A versão de Powell, discutida por Antônio A.P. Videira e Cássio L. Vieira no livro Cesar Lattes, a Descoberta do Méson Pi e Outras Histórias (CBPF/MCT, 1999), nada esclarece sobre as participações de seus colaboradores; sequer menciona o nome de Lattes quando se refere à descoberta do méson pi. No entanto, 20 anos antes, no auge da efervescência da descoberta, e enquanto visitava Niels Bohr em Copenhague, ele escreveu para Lattes: "Apresentei duas palestras aqui sobre nossos resultados, e todos concordam que eles constituem o mais importante avanço da física dos últimos anos. (...) você tem contribuído substancialmente para o desenvolvimento do nosso método".

As versões de Occhialini e Lattes são bastante semelhantes. Em 1946, Lattes foi recebido no grupo de Powell, por sugestão de Occhialini. Lattes tinha experiência na detecção de raios cósmicos, adquirida com seu professor da USP Gleb Wataghin. Por sugestão de Occhialini, o pessoal da Ilford conseguiu melhorar as chapas fotográficas aumentando a densidade de grãos (sensibilidade) e adicionando bórax (para aumentar a vida útil das chapas expostas). No verão daquele ano, Occhialini foi passar as férias nos Pirineus e levou chapas com e sem adição de bórax para exposição no Observatório do Pico do Midi (2,8 mil metros de altitude). Os resultados com as chapas de bórax foram extraordinariamente superiores. Em um texto escrito para comemorar o 60º aniversário de Lattes, Occhialini escreve: "Quando viu as primeiras chapas de raios cósmicos, Lattes pegou fogo. (...) Reconheceu imediatamente a primeira desintegração do méson que eu lhe mostrei. A partir desse momento, me solicitou, quase exigiu, tomar parte nessa nova aventura. Sua contribuição foi muito importante. Ele trouxe (...) intuição física, clareza de pensamento e um longo e apaixonado estudo dos cósmicos. (...) Se ele só tivesse trabalhado aqueles dois anos em Bristol, já mereceria um lugar na história".

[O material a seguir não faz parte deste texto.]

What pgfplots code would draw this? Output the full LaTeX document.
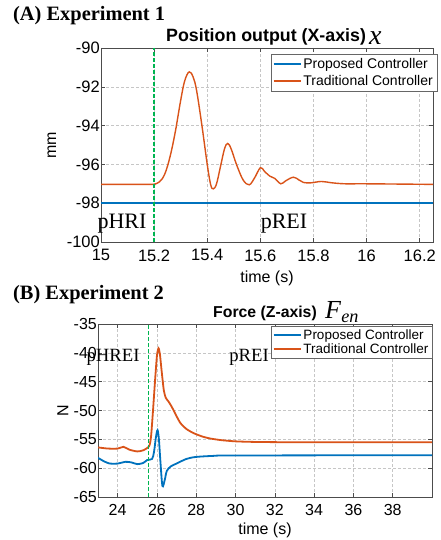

Durante muito tempo, a modéstia de Lattes impediu que ele requisitasse o direito ao prêmio, mas em uma entrevista para o Jornal da Unicamp, em 2001, ele soltou o verbo: "Sabe por que eu não ganhei o prêmio Nobel? Em Chacaltaya, quando descobrimos o méson-pi, se publicou: Lattes, Occhialini e Powell. E o Powell, malandro, pegou o prêmio Nobel pra ele. Occhialini e eu entramos pelo cano. Ele era mais conhecido, tinha o trabalho da produção de pósitrons em 1933. Depois fui para a Universidade da Califórnia, onde foi inaugurado o sincrociclotron em 1946. Já era 1948 e estava produzindo mésons desde que entrou em funcionamento em 1946, tinha energia mais que suficiente. Então, detectamos, Eugene Garden e eu, o méson artificial, alimentando a presunção de retirar do empirismo todas as pesquisas que se relacionassem com a libertação da energia nuclear. Sabe por que não nos deram o Nobel? Garden estava com beriliose, por ter trabalhado na bomba atômica durante a Guerra, e o berílio tira a elasticidade dos pulmões. Morreu pouco depois e não se dá o prêmio Nobel para morto. Me tungaram duas vezes".

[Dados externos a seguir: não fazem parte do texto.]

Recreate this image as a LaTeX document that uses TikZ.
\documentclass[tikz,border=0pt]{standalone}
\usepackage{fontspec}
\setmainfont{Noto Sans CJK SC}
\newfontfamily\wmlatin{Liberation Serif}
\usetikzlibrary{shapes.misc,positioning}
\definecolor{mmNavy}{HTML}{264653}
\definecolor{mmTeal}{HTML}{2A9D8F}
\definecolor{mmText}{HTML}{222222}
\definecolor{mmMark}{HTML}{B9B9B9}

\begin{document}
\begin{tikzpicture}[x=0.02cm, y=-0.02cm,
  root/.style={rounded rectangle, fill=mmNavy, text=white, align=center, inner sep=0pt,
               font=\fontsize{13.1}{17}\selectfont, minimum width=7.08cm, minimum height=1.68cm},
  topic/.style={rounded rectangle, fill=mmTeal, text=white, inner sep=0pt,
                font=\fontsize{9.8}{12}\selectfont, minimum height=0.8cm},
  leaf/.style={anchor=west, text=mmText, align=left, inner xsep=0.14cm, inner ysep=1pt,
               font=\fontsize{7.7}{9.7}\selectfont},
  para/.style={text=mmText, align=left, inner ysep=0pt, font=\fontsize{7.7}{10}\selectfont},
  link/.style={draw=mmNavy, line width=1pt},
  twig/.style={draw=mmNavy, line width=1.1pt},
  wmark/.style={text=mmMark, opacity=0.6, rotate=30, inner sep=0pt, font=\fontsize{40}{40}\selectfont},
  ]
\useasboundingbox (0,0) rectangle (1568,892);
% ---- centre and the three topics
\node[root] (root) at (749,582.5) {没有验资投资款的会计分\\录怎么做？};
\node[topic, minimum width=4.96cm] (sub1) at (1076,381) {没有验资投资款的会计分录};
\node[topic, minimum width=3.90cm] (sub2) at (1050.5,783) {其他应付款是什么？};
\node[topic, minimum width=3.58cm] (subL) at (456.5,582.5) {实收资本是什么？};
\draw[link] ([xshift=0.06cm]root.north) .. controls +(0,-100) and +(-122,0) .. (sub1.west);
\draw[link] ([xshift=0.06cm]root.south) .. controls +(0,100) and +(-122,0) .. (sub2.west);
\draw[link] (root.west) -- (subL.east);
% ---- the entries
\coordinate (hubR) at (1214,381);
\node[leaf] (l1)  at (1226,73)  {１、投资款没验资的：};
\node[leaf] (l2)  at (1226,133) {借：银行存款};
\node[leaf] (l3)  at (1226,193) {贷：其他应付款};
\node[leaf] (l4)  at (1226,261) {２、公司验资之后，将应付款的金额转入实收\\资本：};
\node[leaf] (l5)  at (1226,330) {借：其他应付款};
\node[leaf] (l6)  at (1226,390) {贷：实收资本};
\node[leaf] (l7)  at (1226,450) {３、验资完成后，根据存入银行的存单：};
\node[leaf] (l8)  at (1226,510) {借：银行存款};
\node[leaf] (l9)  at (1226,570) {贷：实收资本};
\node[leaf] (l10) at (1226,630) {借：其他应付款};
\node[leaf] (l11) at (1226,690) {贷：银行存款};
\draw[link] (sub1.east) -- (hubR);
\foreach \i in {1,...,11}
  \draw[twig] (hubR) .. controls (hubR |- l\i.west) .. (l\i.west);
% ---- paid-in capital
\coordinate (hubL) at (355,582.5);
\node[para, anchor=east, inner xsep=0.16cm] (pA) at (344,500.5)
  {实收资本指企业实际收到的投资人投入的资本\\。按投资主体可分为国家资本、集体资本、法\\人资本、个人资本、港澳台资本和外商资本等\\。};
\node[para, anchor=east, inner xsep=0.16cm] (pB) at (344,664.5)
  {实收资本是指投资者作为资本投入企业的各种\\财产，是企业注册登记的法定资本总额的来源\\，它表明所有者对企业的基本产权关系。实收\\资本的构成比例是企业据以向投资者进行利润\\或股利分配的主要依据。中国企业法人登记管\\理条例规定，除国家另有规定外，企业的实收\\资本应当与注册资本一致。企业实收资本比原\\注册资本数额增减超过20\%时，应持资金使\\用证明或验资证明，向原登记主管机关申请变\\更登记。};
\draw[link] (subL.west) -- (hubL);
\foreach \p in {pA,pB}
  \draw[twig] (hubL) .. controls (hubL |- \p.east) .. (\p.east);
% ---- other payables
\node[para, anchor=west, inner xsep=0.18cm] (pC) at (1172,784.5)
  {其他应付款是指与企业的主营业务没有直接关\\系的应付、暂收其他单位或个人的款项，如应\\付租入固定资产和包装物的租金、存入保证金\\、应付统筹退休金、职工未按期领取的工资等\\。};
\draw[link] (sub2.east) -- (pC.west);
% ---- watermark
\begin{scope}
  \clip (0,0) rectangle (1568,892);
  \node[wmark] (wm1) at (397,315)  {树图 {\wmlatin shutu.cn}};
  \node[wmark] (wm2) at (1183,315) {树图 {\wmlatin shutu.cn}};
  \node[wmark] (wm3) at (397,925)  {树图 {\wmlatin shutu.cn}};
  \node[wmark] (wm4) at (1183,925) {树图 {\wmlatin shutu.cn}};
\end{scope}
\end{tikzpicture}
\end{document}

Em compensação, a repercussão do seu trabalho no desenvolvimento científico de toda a América Latina (sobretudo no Brasil) foi de tal ordem que a Organização dos Estados Americanos conferiu-lhe o Prêmio Bernardo Houssay de 1979.

Lattes e Yukawa

O que é e como
foi descoberto o méson-pi?

Em 1935, Hideki Yukawa propôs uma teoria para explicar as forças nucleares. Ele sugeriu a existência de uma partícula ainda desconhecida, com uma massa cerca de 200 vezes maior do que a do elétron, que poderia ser emitida e absorvida por prótons e nêutrons. Por ter uma massa intermediária entre a do elétron e a do próton, recebeu o nome de "méson". Essas partículas só poderiam existir durante um tempo muito curto e se desintegrariam fora do núcleo atômico, depois de apenas um bilionésimo de segundo. Ao analisar chapas fotográficas expostas aos raios cósmicos em alta altitude, Lattes, Occhialini e Powell observaram traços de partículas que iam diminuindo de velocidade e parando; do final desses traços brotava um novo rastro. A primeira partícula, cerca de 30 a 40% mais pesada do que a segunda, recebeu o nome de méson-pi, enquanto a segunda foi chamada de méson-mi. Atualmente elas são chamadas, respectivamente, de píon e múon.

Na figura, o píon transforma-se em múon no ponto A. No ponto B o múon desintegra-se emitindo um elétron que, não é visível nesse tipo de emulsão.


Post-Scriptum do autor: As figuras usadas aqui não constam da versão publicada em Zero Hora.